Supreme Court nominee John Roberts criticized state efforts to battle sex discrimination, calling programs promoting affirmative action and comparable worth "highly objectionable" in his legal advice to President Reagan.
Roberts, who has been nominated by President Bush to replace the retiring Justice Sandra Day O'Connor, worked as associate counsel in the Reagan White House in the early 1980s during Reagan's first term.
In a Jan. 17, 1983, memo, Roberts was responding to a "Fifty States Project," which he described as addressing "perceived problems of gender discrimination" and which was to be sent to state leaders and women's groups.
He advised the White House to exercise caution in showing support for the proposals.
"Many of the reported proposals and efforts are themselves highly objectionable," Roberts wrote in a memo to then-White House counsel Fred Fielding, his boss.
"The California section of the report, for example, points to a passage of a law requiring the order of layoff to reflect affirmative action programs and not merely seniority (contrast our position in the Boston layoff case) and a staggeringly pernicious law codifying the anti-capitalist notion of 'comparable worth' (as opposed to market value) pay scales."
He also said that a Florida plan to charge women less tuition at state schools because they have less earning potential was "presumably unconstitutional."
Later in a Sept. 26, 1983 memo, Roberts showed skepticism for an equal rights amendment to the Constitution to "bridge the purported 'gender gap."' Responding to a letter from the Los Angeles Professional Republican Women, Roberts said the social rights issue was beyond the reach of federal courts.
"Any amendment would ipso facto override the prerogatives of the states and vest the federal judiciary with broader powers in this area, two of the central objections to the ERA," Roberts wrote.
Roberts also took a small shot at Senate Judiciary chairman Arlen Specter, R-Pa., while at the White House.
In 1983, Specter was considering a series of criminal justice proposals that would have cost $8 billion a year over a 5-10 year period. Specter's staffers were looking for White House approval of the idea, saying the proposals would reduce violent crime by 50 percent.
Roberts wrote on March 11, 1983, it was unlikely the proposals would receive serious consideration by the White House. "The proposals are the epitome of the 'throw money at the problem' approach repeatedly rejected by administration spokesmen," he said.
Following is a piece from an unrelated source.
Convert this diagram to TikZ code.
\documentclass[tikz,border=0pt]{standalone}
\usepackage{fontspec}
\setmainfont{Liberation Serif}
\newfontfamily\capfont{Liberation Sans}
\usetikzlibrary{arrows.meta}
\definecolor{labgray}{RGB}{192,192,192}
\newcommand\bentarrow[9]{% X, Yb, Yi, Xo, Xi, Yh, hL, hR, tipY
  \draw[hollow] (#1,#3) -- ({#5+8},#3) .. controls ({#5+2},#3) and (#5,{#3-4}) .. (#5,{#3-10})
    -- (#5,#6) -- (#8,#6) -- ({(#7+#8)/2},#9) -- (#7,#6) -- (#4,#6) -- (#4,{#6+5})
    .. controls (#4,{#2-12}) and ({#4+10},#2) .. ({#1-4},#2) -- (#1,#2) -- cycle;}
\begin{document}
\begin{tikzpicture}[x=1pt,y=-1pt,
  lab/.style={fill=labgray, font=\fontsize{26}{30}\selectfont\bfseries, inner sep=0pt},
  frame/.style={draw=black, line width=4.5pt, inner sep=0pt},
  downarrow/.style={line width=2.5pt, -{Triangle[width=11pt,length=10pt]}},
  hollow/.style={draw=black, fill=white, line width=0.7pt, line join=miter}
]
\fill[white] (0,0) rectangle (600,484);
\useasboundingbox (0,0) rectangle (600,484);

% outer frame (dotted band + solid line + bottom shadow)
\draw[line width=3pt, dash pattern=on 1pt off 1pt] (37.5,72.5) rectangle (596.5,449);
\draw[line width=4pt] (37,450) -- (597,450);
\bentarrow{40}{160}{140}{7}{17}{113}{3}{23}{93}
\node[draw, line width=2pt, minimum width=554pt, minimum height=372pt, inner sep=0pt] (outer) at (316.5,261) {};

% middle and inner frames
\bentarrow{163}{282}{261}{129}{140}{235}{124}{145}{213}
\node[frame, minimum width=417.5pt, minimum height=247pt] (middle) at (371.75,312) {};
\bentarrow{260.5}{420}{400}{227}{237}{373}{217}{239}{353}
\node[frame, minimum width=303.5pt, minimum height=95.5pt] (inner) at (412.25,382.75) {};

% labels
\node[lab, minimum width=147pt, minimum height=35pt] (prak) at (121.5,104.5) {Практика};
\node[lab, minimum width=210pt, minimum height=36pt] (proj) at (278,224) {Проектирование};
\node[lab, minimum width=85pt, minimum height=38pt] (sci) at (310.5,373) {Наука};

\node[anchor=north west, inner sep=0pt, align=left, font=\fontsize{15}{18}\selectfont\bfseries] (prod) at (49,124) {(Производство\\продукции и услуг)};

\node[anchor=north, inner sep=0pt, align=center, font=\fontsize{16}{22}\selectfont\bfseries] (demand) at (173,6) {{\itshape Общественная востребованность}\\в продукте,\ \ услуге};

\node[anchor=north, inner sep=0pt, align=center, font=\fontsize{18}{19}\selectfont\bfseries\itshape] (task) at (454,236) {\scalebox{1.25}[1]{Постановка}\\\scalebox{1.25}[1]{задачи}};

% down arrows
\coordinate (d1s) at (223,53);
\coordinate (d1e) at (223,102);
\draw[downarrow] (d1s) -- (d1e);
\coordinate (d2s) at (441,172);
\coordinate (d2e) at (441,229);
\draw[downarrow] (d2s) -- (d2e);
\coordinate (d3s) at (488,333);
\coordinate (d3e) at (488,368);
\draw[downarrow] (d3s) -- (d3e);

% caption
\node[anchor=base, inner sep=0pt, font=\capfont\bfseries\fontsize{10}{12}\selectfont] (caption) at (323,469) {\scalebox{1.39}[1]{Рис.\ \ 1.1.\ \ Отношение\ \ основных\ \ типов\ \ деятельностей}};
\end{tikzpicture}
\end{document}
Roberts' time in the White House included the Cold War battles between Nicaragua's Sandinista government and the U.S.-backed Contra rebels.
Roberts said on Jan. 21, 1986 that he saw no legal problem with Reagan holding a White House briefing for the American Conservative Trust and the National Endowment for the Preservation of Liberty, groups that were about to spend $3 million on a public relations campaign to encourage Congress to provide direct aid to the Contras.
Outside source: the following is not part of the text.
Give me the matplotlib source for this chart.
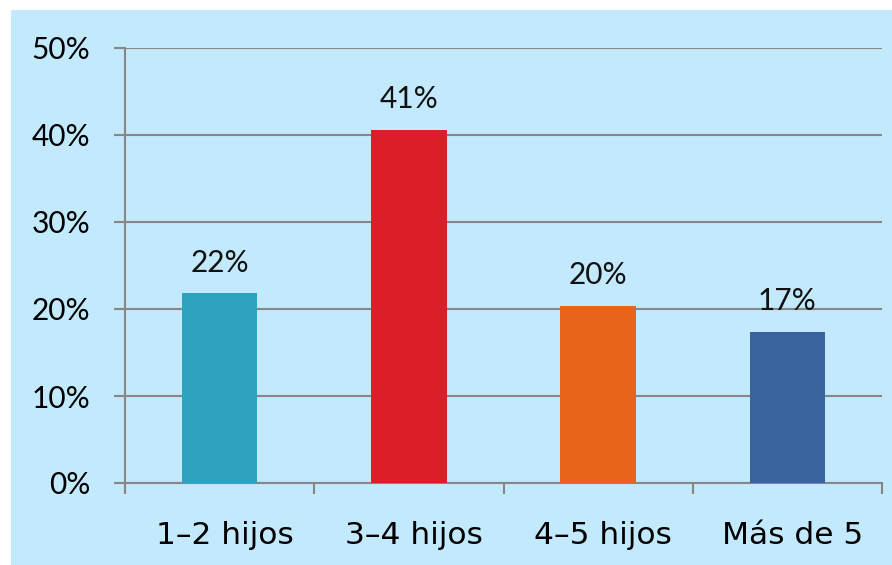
import numpy as np
import matplotlib.pyplot as plt
import matplotlib.transforms as mtransforms

categories = ['1–2 hijos', '3–4 hijos', '4–5 hijos', 'Más de 5']
values = [21.8, 40.6, 20.4, 17.4]
labels = ['22%', '41%', '20%', '17%']
colors = ['#2EA2C1', '#DA1F28', '#E8641B', '#38639C']
yticks = [0, 10, 20, 30, 40, 50]

bg = '#C2E9FC'
grid = '#878787'

fig = plt.figure(figsize=(8.92, 5.65), dpi=100)
fig.patch.set_facecolor('white')
# light blue panel behind the chart
fig.patches.append(plt.Rectangle((11 / 892, 0), 1, 1 - 10 / 565, transform=fig.transFigure,
                                 facecolor=bg, edgecolor='none', zorder=-10))
ax = fig.add_axes([125 / 892, 1 - 483 / 565, 757 / 892, 435 / 565])
ax.set_facecolor(bg)

x = np.arange(len(categories))
ax.bar(x, values, width=0.40, color=colors, zorder=3)
for xi, v, lab in zip(x, values, labels):
    ax.annotate(lab, (xi, v), xytext=(0, 12), textcoords='offset points',
                ha='center', va='bottom', fontsize=21.5, family='Lato', color='#111111')

ax.set_xlim(-0.5, len(categories) - 0.5)
ax.set_ylim(0, 50)
ax.set_yticks(yticks)
ax.set_yticklabels([f'{t}%' for t in yticks], fontsize=21.5, family='Lato')
ax.yaxis.grid(True, color=grid, linewidth=1.5, zorder=0)

ax.set_xticks(x)
ax.set_xticklabels(categories, fontsize=22.5, family='DejaVu Sans')
ax.set_xticks(np.arange(len(categories) + 1) - 0.5, minor=True)
ax.tick_params(axis='x', which='major', length=0, pad=27)
ax.tick_params(axis='x', which='minor', length=8, width=1.5, color=grid)
ax.tick_params(axis='y', length=8, width=1.5, color=grid, pad=17)

# category labels sit a little right of the slot centre
shift = mtransforms.ScaledTranslation(5 / 100, 0, fig.dpi_scale_trans)
for t in ax.get_xticklabels():
    t.set_transform(t.get_transform() + shift)

for s in ['top', 'right']:
    ax.spines[s].set_visible(False)
for s in ['left', 'bottom']:
    ax.spines[s].set_color(grid)
    ax.spines[s].set_linewidth(1.5)

fig.savefig('out.png', dpi=100, facecolor=fig.get_facecolor())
"It might be argued that the president is violating the spirit of the anti-lobbying provisions by assisting outside groups that encourage Congress to "write their Congressmen, but such an argument proves far too much, he said. Roberts described ACT and NEPL as "outside groups" and said that "White House briefings are often held" for such organizations "without the result that the groups are thereafter considered arms of the White House."
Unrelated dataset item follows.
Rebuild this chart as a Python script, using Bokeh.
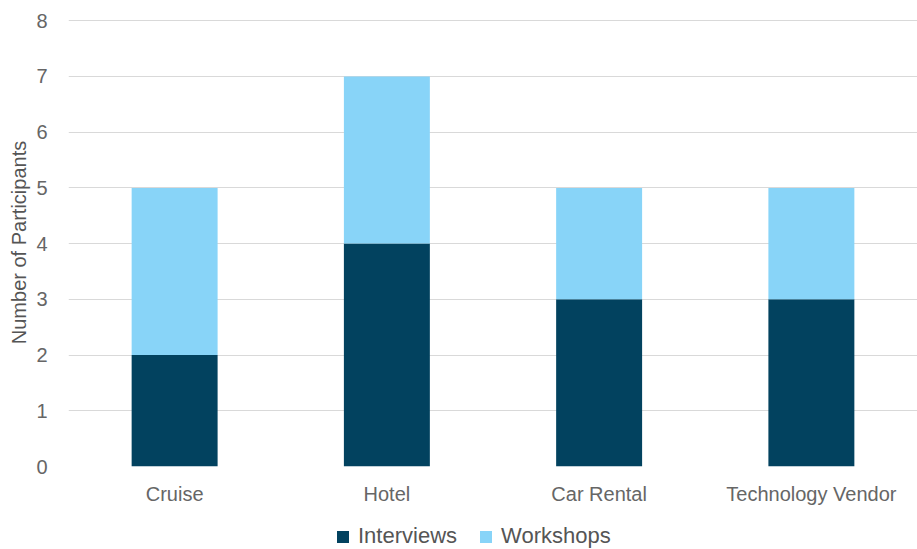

Congress might resent the White House's assistance to those groups and the campaign might backfire, however, he warned.
But Roberts also cautioned the White House on Feb. 21, 1986 that it could not align itself too closely with such groups, editing Reagan's commendation letters to them. "In the drafts, the president urges continuation of specific public information campaigns for the explicit purpose of pressuring Congress," he said. "I have attempted to edit the letters to mitigate the appearance problems."
He also warned the White House speechwriters not to encourage private citizens to send money to "freedom fighters" in a presidential speech, saying that would have been a violation of federal law.
"The president cannot encourage private citizens to engage in such activities," Roberts wrote in March 20, 1986. "The reference to private donations must either be deleted or revised to make clear that only donations for humanitarian aid (not covered by the Neutrality Act) are encouraged."
On Wednesday, the American Bar Association, the nation's largest lawyers group, called Roberts "well qualified." Republicans cheered the announcement.
But Democrats pointed out that the ABA never got the chance to see nearly 50,000 pages of records related to Roberts' time as associate counsel to President Reagan, or documents relating to his work in the solicitor general's office under the administration of President George H.W. Bush.